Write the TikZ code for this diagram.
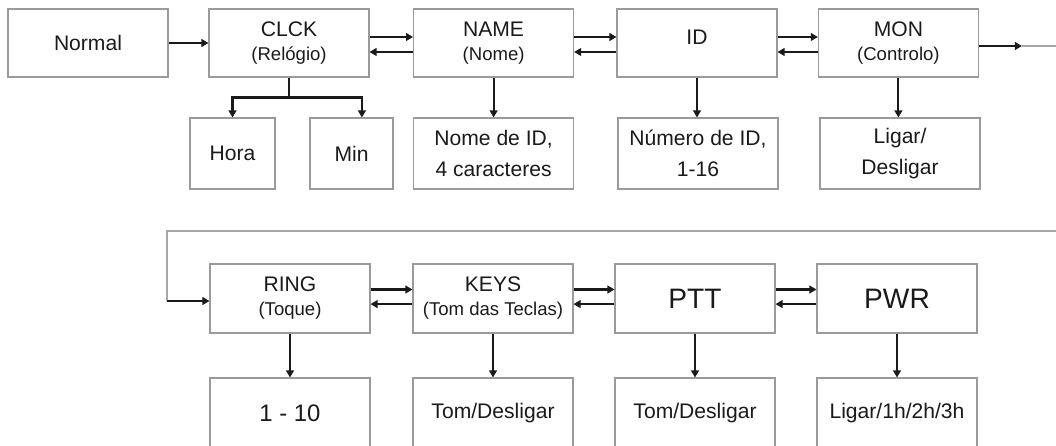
\documentclass[tikz,border=0pt]{standalone}
\usepackage{fontspec}
\setmainfont{Liberation Sans}
\usetikzlibrary{arrows.meta,calc}

\definecolor{boxgray}{HTML}{9A9A9A}
\definecolor{loopgray}{HTML}{A8A8A8}
\definecolor{ink}{HTML}{1A1A1A}
\newcommand{\subtxt}[1]{{\fontsize{13.2}{15}\selectfont #1}}

\begin{document}
\begin{tikzpicture}[
    font=\fontsize{15}{22}\selectfont,
    >={Triangle[length=5pt,width=5.5pt]},
    menu/.style={rectangle, draw=boxgray, line width=0.75pt, minimum width=4cm, minimum height=1.7cm, inner sep=0pt, align=center, text=ink},
    opt/.style={menu, minimum height=1.775cm},
    val/.style={menu, minimum height=1.75cm},
    big/.style={font=\fontsize{20}{24}\selectfont},
    link/.style={->, draw=ink, line width=1.5pt},
    wire/.style={draw=loopgray, line width=1.1pt}
]
\useasboundingbox (0, 0) rectangle (26.4, -11.15);

% Top row: menu items (y = -1.075)
\node[menu] (normal) at (2.2, -1.075) {Normal};
\node[menu] (clck) at (7.225, -1.075) {CLCK\\[-5pt]\subtxt{(Relógio)}};
\node[menu] (name) at (12.34, -1.075) {NAME\\[-5pt]\subtxt{(Nome)}};
\node[menu] (id) at (17.425, -1.075) {\raisebox{0.3cm}{ID}};
\node[menu] (mon) at (22.46, -1.075) {MON\\[-5pt]\subtxt{(Controlo)}};

% Top row: settings
\node[opt, minimum width=2.125cm] (hora) at (5.8125, -3.8375) {Hora};
\node[opt, minimum width=2.075cm] (min) at (8.7875, -3.8375) {Min};
\node[opt] (nome) at (12.34, -3.8375) {Nome de ID,\\4 caracteres};
\node[opt] (numero) at (17.45, -3.8375) {Número de ID,\\1-16};
\node[opt] (ligar) at (22.5, -3.8375) {Ligar/\\Desligar};

% Bottom row: menu items (y = -7.4625)
\node[menu, minimum height=1.725cm] (ring) at (7.25, -7.4625) {RING\\[-5pt]\subtxt{(Toque)}};
\node[menu, minimum height=1.725cm] (keys) at (12.325, -7.4625) {KEYS\\[-5pt]\subtxt{(Tom das Teclas)}};
\node[menu, minimum height=1.725cm, big] (ptt) at (17.375, -7.4625) {PTT};
\node[menu, minimum height=1.725cm, big] (pwr) at (22.425, -7.4625) {PWR};

% Bottom row: settings
\node[val, font=\fontsize{17}{20}\selectfont] (ringval) at (7.25, -10.325) {1 - 10};
\node[val] (keysval) at (12.325, -10.325) {Tom/Desligar};
\node[val] (pttval) at (17.375, -10.325) {Tom/Desligar};
\node[val] (pwrval) at (22.425, -10.325) {Ligar/1h/2h/3h};

% Connections: top row
\draw[link] (normal) -- (clck);
\draw[link] ([yshift=0.15cm]clck.east) -- ([yshift=0.15cm]name.west);
\draw[link] ([yshift=-0.225cm]name.west) -- ([yshift=-0.225cm]clck.east);
\draw[link] ([yshift=0.15cm]name.east) -- ([yshift=0.15cm]id.west);
\draw[link] ([yshift=-0.225cm]id.west) -- ([yshift=-0.225cm]name.east);
\draw[link] ([yshift=0.15cm]id.east) -- ([yshift=0.15cm]mon.west);
\draw[link] ([yshift=-0.225cm]mon.west) -- ([yshift=-0.225cm]id.east);

% Clock splits to hour and minute
\coordinate (cbus) at ($(clck.south)+(0, -0.5)$);
\draw[ink, line width=1.5pt] (clck.south) -- (cbus);
\draw[link] (cbus) -| (hora.north);
\draw[link] (cbus) -| ([xshift=0.26cm]min.north);

\draw[link] (name) -- (nome);
\draw[link] (id.south) -- (id.south |- numero.north);
\draw[link] (mon.south) -- (mon.south |- ligar.north);

% Wrap around to the second row
\coordinate (monout) at (25.55, -1.15);
\coordinate (rturn) at (26.7, -1.15);
\coordinate (rdown) at (26.7, -5.775);
\coordinate (lturn) at (4.175, -5.775);
\coordinate (ringin) at (4.175, -7.525);
\draw[link] (mon.east |- monout) -- (monout);
\draw[wire] (monout) -- (rturn) -- (rdown) -- (lturn) -- (ringin);
\draw[link] (ringin) -- (ring.west |- ringin);

% Connections: bottom row
\draw[link] ([yshift=0.225cm]ring.east) -- ([yshift=0.225cm]keys.west);
\draw[link] ([yshift=-0.14cm]keys.west) -- ([yshift=-0.14cm]ring.east);
\draw[link] ([yshift=0.225cm]keys.east) -- ([yshift=0.225cm]ptt.west);
\draw[link] ([yshift=-0.14cm]ptt.west) -- ([yshift=-0.14cm]keys.east);
\draw[link] ([yshift=0.225cm]ptt.east) -- ([yshift=0.225cm]pwr.west);
\draw[link] ([yshift=-0.14cm]pwr.west) -- ([yshift=-0.14cm]ptt.east);

\draw[link] (ring) -- (ringval);
\draw[link] (keys) -- (keysval);
\draw[link] (ptt) -- (pttval);
\draw[link] (pwr) -- (pwrval);

\end{tikzpicture}
\end{document}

* _OBJECTIVE_
From the listing, extract all text exactly as given and drop any picture.

* _SOLUTION_
Write the TikZ code for this diagram.
\documentclass[tikz,border=0pt]{standalone}
\usepackage{fontspec}
\setmainfont{Liberation Sans}
\usetikzlibrary{arrows.meta,calc}

\definecolor{boxgray}{HTML}{9A9A9A}
\definecolor{loopgray}{HTML}{A8A8A8}
\definecolor{ink}{HTML}{1A1A1A}
\newcommand{\subtxt}[1]{{\fontsize{13.2}{15}\selectfont #1}}

\begin{document}
\begin{tikzpicture}[
    font=\fontsize{15}{22}\selectfont,
    >={Triangle[length=5pt,width=5.5pt]},
    menu/.style={rectangle, draw=boxgray, line width=0.75pt, minimum width=4cm, minimum height=1.7cm, inner sep=0pt, align=center, text=ink},
    opt/.style={menu, minimum height=1.775cm},
    val/.style={menu, minimum height=1.75cm},
    big/.style={font=\fontsize{20}{24}\selectfont},
    link/.style={->, draw=ink, line width=1.5pt},
    wire/.style={draw=loopgray, line width=1.1pt}
]
\useasboundingbox (0, 0) rectangle (26.4, -11.15);

% Top row: menu items (y = -1.075)
\node[menu] (normal) at (2.2, -1.075) {Normal};
\node[menu] (clck) at (7.225, -1.075) {CLCK\\[-5pt]\subtxt{(Relógio)}};
\node[menu] (name) at (12.34, -1.075) {NAME\\[-5pt]\subtxt{(Nome)}};
\node[menu] (id) at (17.425, -1.075) {\raisebox{0.3cm}{ID}};
\node[menu] (mon) at (22.46, -1.075) {MON\\[-5pt]\subtxt{(Controlo)}};

% Top row: settings
\node[opt, minimum width=2.125cm] (hora) at (5.8125, -3.8375) {Hora};
\node[opt, minimum width=2.075cm] (min) at (8.7875, -3.8375) {Min};
\node[opt] (nome) at (12.34, -3.8375) {Nome de ID,\\4 caracteres};
\node[opt] (numero) at (17.45, -3.8375) {Número de ID,\\1-16};
\node[opt] (ligar) at (22.5, -3.8375) {Ligar/\\Desligar};

% Bottom row: menu items (y = -7.4625)
\node[menu, minimum height=1.725cm] (ring) at (7.25, -7.4625) {RING\\[-5pt]\subtxt{(Toque)}};
\node[menu, minimum height=1.725cm] (keys) at (12.325, -7.4625) {KEYS\\[-5pt]\subtxt{(Tom das Teclas)}};
\node[menu, minimum height=1.725cm, big] (ptt) at (17.375, -7.4625) {PTT};
\node[menu, minimum height=1.725cm, big] (pwr) at (22.425, -7.4625) {PWR};

% Bottom row: settings
\node[val, font=\fontsize{17}{20}\selectfont] (ringval) at (7.25, -10.325) {1 - 10};
\node[val] (keysval) at (12.325, -10.325) {Tom/Desligar};
\node[val] (pttval) at (17.375, -10.325) {Tom/Desligar};
\node[val] (pwrval) at (22.425, -10.325) {Ligar/1h/2h/3h};

% Connections: top row
\draw[link] (normal) -- (clck);
\draw[link] ([yshift=0.15cm]clck.east) -- ([yshift=0.15cm]name.west);
\draw[link] ([yshift=-0.225cm]name.west) -- ([yshift=-0.225cm]clck.east);
\draw[link] ([yshift=0.15cm]name.east) -- ([yshift=0.15cm]id.west);
\draw[link] ([yshift=-0.225cm]id.west) -- ([yshift=-0.225cm]name.east);
\draw[link] ([yshift=0.15cm]id.east) -- ([yshift=0.15cm]mon.west);
\draw[link] ([yshift=-0.225cm]mon.west) -- ([yshift=-0.225cm]id.east);

% Clock splits to hour and minute
\coordinate (cbus) at ($(clck.south)+(0, -0.5)$);
\draw[ink, line width=1.5pt] (clck.south) -- (cbus);
\draw[link] (cbus) -| (hora.north);
\draw[link] (cbus) -| ([xshift=0.26cm]min.north);

\draw[link] (name) -- (nome);
\draw[link] (id.south) -- (id.south |- numero.north);
\draw[link] (mon.south) -- (mon.south |- ligar.north);

% Wrap around to the second row
\coordinate (monout) at (25.55, -1.15);
\coordinate (rturn) at (26.7, -1.15);
\coordinate (rdown) at (26.7, -5.775);
\coordinate (lturn) at (4.175, -5.775);
\coordinate (ringin) at (4.175, -7.525);
\draw[link] (mon.east |- monout) -- (monout);
\draw[wire] (monout) -- (rturn) -- (rdown) -- (lturn) -- (ringin);
\draw[link] (ringin) -- (ring.west |- ringin);

% Connections: bottom row
\draw[link] ([yshift=0.225cm]ring.east) -- ([yshift=0.225cm]keys.west);
\draw[link] ([yshift=-0.14cm]keys.west) -- ([yshift=-0.14cm]ring.east);
\draw[link] ([yshift=0.225cm]keys.east) -- ([yshift=0.225cm]ptt.west);
\draw[link] ([yshift=-0.14cm]ptt.west) -- ([yshift=-0.14cm]keys.east);
\draw[link] ([yshift=0.225cm]ptt.east) -- ([yshift=0.225cm]pwr.west);
\draw[link] ([yshift=-0.14cm]pwr.west) -- ([yshift=-0.14cm]ptt.east);

\draw[link] (ring) -- (ringval);
\draw[link] (keys) -- (keysval);
\draw[link] (ptt) -- (pttval);
\draw[link] (pwr) -- (pwrval);

\end{tikzpicture}
\end{document}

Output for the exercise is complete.